Highway operator MEX II Sdn Bhd is owned by Maju Holdings Sdn Bhd.

The rating action follows a non-payment on the principal and profit totalling RM107.8mil on the outstanding sukuk of RM1.3bil on due date, the rating agency said.

The non-payment is after two previous extensions granted by sukuk holders in the past.

MARC Ratings said it understands that the issuer had engaged with the sukuk holders about a possible further extension of the maturity date to March 31, 2022 but failed to obtain their consent.

Meanwhile, according to MEX I Capital Bhd’s lodgement with the Securities Commission (SC) website, it said it has proposed to issue two Islamic bonds or sukuk with a collective value of more than RM3bil under the Musharakah principle.

MEX I Capital is the parent company of Maju Expressway Sdn Bhd (MESB). The holding company of both MEX I Capital and MESB is Maju Holdings Sdn Bhd.

MEX I said the proposed Islamic bonds comprised of RM2.21bil subordinated sukuk and RM1.13bil senior sukuk programmes.

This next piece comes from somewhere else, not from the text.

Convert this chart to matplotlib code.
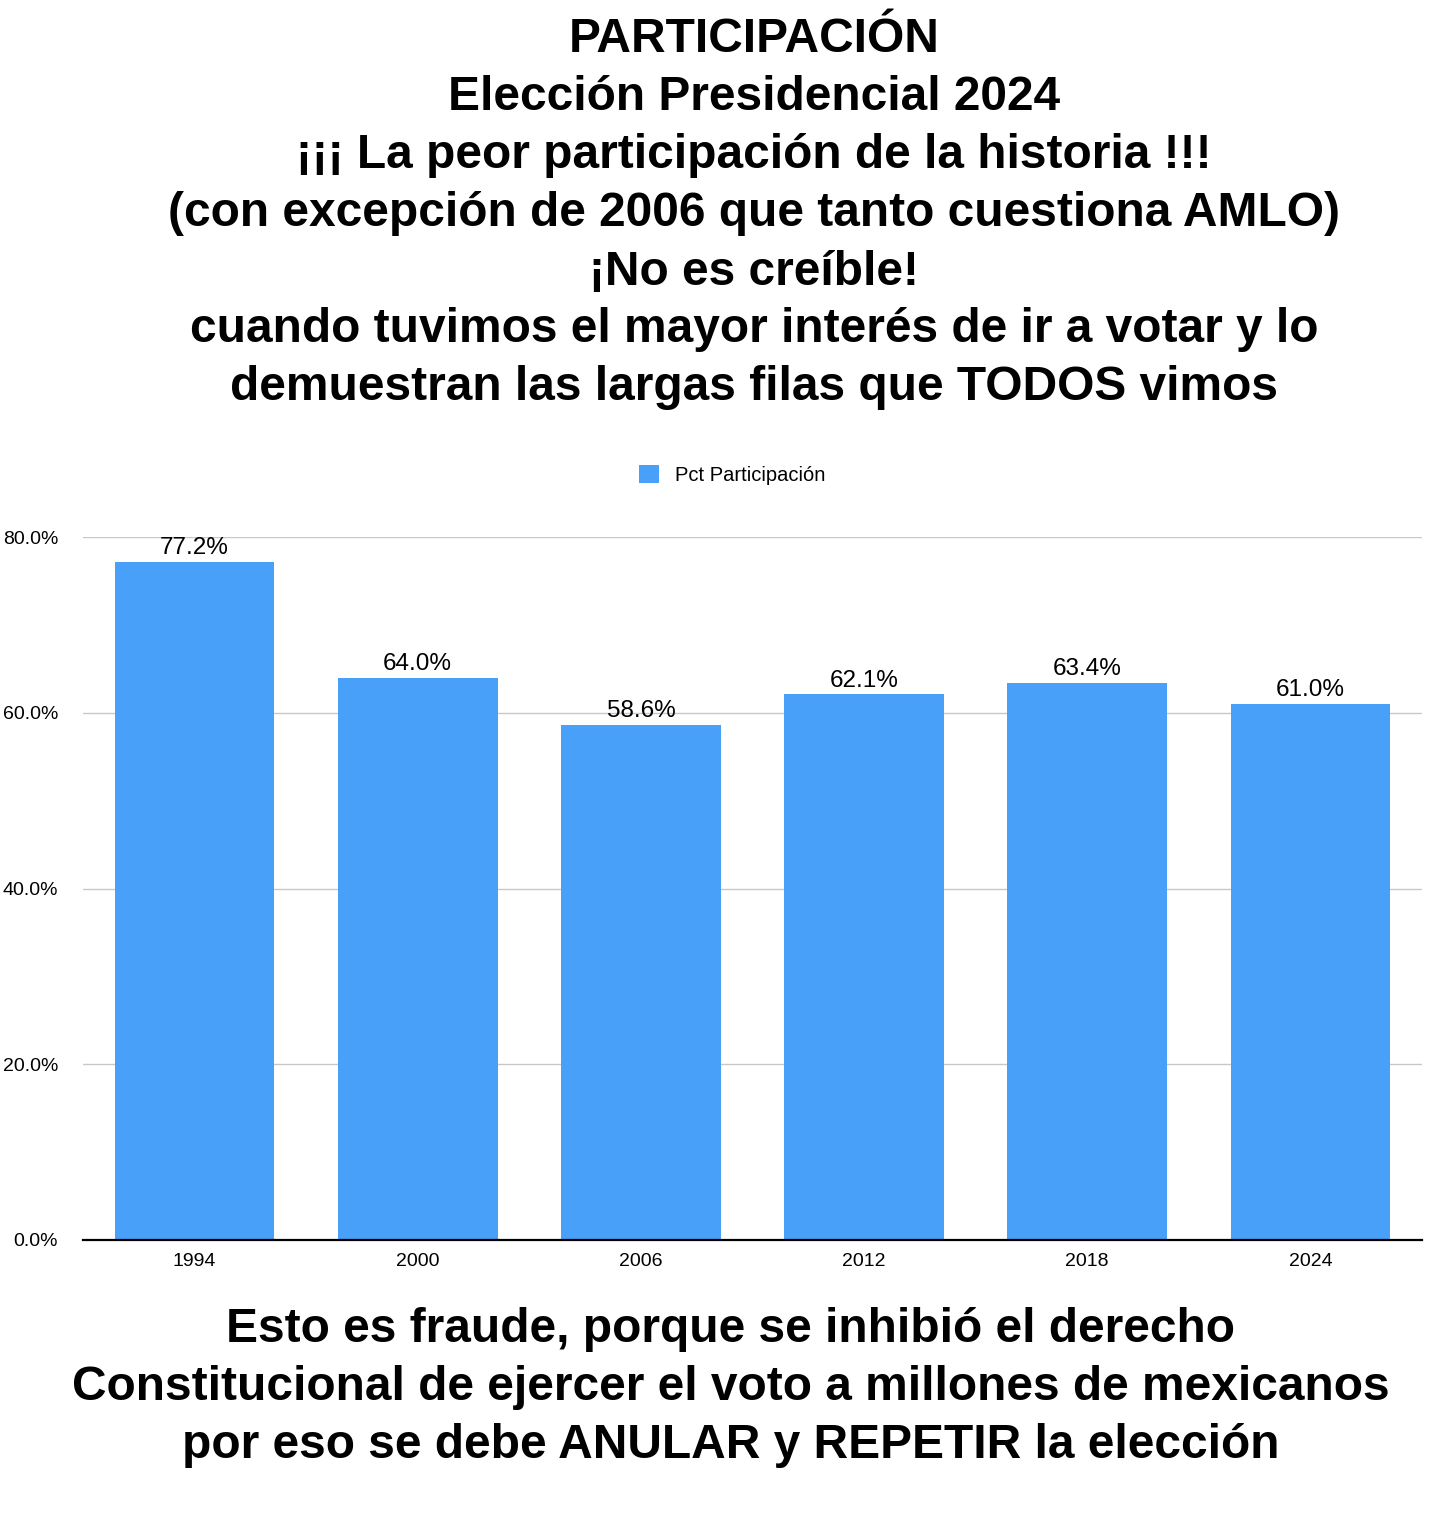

However, the highway concessionaire did not specify the issuance dates and durations of the bonds, the securities’ annual profit rates, and how the proceeds from the two bond issuances will be used.

The lodgement dates for the RM2.21bil subordinated sukuk and RM1.13bil senior sukuk programmes were on Wednesday (Jan 5) and last Friday, according to MEX I.

MEX I added that the SC lodgement expiry date for the RM2.21bil subordinated sukuk was on May 23 while the RM1.13bil senior sukuk’s was on March 30.